Task to complete:
Exactly retype the lines from the top of the data through the line containing "const seriesLabels = ['Lambert", leaving out every picture.

Provided data:
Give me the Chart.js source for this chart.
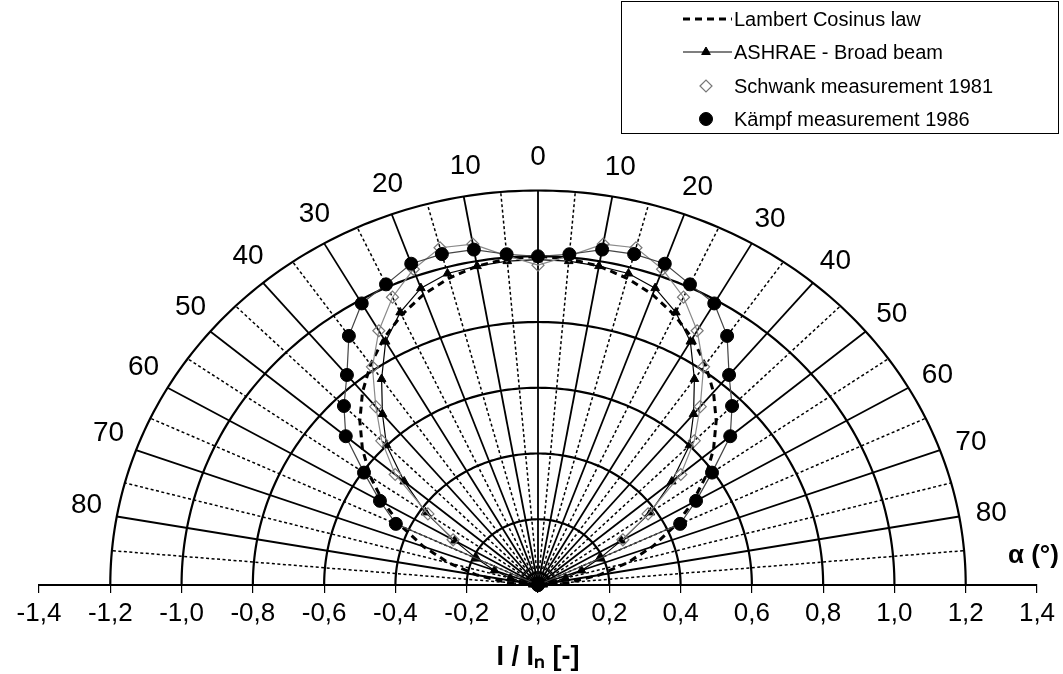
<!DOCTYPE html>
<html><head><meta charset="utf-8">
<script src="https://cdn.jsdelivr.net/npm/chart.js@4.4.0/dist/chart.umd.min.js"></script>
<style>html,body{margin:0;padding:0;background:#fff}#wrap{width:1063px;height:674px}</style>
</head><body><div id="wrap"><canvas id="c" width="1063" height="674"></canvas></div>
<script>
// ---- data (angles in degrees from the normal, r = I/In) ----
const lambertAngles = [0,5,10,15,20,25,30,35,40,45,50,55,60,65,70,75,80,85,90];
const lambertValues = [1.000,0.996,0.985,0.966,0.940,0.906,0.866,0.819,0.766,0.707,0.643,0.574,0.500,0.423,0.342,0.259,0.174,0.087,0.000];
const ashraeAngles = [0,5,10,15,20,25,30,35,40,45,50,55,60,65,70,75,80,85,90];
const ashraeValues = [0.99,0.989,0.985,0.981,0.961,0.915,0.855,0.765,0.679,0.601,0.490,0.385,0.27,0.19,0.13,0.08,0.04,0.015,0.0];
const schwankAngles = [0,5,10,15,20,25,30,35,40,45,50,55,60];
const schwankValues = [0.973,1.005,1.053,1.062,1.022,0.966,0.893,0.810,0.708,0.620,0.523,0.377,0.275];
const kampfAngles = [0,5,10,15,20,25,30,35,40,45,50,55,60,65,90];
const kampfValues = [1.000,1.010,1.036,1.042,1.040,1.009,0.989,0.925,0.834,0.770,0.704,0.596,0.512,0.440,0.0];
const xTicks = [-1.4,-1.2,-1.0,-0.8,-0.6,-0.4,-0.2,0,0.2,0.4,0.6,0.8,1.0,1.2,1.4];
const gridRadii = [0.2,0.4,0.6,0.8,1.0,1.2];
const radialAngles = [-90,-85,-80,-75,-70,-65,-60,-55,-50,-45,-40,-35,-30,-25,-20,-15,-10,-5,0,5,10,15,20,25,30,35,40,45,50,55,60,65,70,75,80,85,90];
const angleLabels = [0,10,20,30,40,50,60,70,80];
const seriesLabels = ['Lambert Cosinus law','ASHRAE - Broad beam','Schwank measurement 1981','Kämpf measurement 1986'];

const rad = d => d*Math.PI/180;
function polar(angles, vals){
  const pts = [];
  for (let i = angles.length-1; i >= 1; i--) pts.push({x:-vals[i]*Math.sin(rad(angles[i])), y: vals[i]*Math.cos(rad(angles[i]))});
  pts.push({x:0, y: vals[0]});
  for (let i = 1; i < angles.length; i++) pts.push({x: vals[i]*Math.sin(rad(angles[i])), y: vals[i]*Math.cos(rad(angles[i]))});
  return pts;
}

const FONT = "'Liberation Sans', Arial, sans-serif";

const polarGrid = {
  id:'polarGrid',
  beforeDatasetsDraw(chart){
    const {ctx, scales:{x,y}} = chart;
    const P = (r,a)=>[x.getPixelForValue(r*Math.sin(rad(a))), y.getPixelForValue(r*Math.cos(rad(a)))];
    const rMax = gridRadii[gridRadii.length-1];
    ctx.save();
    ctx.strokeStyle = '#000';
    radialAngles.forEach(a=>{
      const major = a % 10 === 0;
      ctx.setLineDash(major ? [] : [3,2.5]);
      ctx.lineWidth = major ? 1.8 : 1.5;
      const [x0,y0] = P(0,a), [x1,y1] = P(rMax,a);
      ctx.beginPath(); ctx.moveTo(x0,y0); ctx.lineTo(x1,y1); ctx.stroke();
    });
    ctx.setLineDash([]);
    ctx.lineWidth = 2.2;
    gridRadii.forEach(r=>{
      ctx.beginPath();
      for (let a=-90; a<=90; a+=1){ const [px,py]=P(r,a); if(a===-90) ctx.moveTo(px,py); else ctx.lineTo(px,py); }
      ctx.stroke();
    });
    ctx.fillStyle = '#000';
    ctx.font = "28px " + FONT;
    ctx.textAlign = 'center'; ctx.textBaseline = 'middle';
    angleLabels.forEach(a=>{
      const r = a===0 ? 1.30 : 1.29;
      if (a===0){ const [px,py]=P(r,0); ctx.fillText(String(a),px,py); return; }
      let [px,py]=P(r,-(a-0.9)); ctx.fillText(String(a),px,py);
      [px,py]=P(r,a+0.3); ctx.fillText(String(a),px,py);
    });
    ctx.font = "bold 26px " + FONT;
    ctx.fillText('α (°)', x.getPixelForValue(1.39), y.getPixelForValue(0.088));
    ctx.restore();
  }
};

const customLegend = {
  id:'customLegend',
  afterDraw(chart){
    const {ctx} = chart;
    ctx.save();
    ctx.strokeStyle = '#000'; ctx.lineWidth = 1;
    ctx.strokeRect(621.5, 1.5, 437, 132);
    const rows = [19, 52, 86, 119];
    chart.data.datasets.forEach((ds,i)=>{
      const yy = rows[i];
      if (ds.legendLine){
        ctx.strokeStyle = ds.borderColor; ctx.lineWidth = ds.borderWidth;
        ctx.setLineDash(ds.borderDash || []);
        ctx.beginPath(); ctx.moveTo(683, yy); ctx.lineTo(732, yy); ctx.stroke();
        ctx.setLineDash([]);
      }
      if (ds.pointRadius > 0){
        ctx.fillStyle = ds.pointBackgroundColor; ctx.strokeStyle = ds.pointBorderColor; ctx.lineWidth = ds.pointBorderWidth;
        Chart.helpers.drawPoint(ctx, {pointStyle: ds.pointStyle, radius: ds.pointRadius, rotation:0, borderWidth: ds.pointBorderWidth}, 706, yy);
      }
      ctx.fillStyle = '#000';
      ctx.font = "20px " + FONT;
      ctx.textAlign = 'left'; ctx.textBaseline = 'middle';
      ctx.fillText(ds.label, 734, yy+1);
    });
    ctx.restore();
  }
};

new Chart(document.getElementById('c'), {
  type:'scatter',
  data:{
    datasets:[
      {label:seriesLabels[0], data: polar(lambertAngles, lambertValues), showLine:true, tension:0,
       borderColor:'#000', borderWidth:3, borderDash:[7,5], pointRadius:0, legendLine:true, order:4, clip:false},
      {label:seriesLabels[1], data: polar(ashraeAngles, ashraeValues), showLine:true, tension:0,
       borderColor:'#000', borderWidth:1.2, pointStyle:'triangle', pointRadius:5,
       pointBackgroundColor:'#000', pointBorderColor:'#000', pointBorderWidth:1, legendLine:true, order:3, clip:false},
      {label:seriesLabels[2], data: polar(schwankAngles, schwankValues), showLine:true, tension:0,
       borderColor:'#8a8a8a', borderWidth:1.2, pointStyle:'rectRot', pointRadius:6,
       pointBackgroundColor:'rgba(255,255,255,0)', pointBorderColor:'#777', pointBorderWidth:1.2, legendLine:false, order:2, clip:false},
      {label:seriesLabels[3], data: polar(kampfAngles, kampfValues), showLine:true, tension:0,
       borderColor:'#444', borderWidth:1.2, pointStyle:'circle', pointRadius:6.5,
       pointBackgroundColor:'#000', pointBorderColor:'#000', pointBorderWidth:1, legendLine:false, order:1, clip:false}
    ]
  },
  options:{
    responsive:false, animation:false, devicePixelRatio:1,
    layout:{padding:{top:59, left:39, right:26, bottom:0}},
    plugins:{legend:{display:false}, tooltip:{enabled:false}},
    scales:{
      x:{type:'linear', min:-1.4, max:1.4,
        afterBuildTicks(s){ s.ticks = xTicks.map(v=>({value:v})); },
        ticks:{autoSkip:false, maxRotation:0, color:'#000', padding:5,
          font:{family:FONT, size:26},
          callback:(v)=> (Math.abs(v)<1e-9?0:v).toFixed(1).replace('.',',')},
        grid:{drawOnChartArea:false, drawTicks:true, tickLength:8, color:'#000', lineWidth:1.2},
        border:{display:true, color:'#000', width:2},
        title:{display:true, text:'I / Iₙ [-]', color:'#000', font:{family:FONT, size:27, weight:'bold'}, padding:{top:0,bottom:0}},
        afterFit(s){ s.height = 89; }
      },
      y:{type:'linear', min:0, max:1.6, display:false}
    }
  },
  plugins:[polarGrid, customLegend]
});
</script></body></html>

Finished answer:
Give me the Chart.js source for this chart.
<!DOCTYPE html>
<html><head><meta charset="utf-8">
<script src="https://cdn.jsdelivr.net/npm/chart.js@4.4.0/dist/chart.umd.min.js"></script>
<style>html,body{margin:0;padding:0;background:#fff}#wrap{width:1063px;height:674px}</style>
</head><body><div id="wrap"><canvas id="c" width="1063" height="674"></canvas></div>
<script>
// ---- data (angles in degrees from the normal, r = I/In) ----
const lambertAngles = [0,5,10,15,20,25,30,35,40,45,50,55,60,65,70,75,80,85,90];
const lambertValues = [1.000,0.996,0.985,0.966,0.940,0.906,0.866,0.819,0.766,0.707,0.643,0.574,0.500,0.423,0.342,0.259,0.174,0.087,0.000];
const ashraeAngles = [0,5,10,15,20,25,30,35,40,45,50,55,60,65,70,75,80,85,90];
const ashraeValues = [0.99,0.989,0.985,0.981,0.961,0.915,0.855,0.765,0.679,0.601,0.490,0.385,0.27,0.19,0.13,0.08,0.04,0.015,0.0];
const schwankAngles = [0,5,10,15,20,25,30,35,40,45,50,55,60];
const schwankValues = [0.973,1.005,1.053,1.062,1.022,0.966,0.893,0.810,0.708,0.620,0.523,0.377,0.275];
const kampfAngles = [0,5,10,15,20,25,30,35,40,45,50,55,60,65,90];
const kampfValues = [1.000,1.010,1.036,1.042,1.040,1.009,0.989,0.925,0.834,0.770,0.704,0.596,0.512,0.440,0.0];
const xTicks = [-1.4,-1.2,-1.0,-0.8,-0.6,-0.4,-0.2,0,0.2,0.4,0.6,0.8,1.0,1.2,1.4];
const gridRadii = [0.2,0.4,0.6,0.8,1.0,1.2];
const radialAngles = [-90,-85,-80,-75,-70,-65,-60,-55,-50,-45,-40,-35,-30,-25,-20,-15,-10,-5,0,5,10,15,20,25,30,35,40,45,50,55,60,65,70,75,80,85,90];
const angleLabels = [0,10,20,30,40,50,60,70,80];
const seriesLabels = ['Lambert Cosinus law','ASHRAE - Broad beam','Schwank measurement 1981','Kämpf measurement 1986'];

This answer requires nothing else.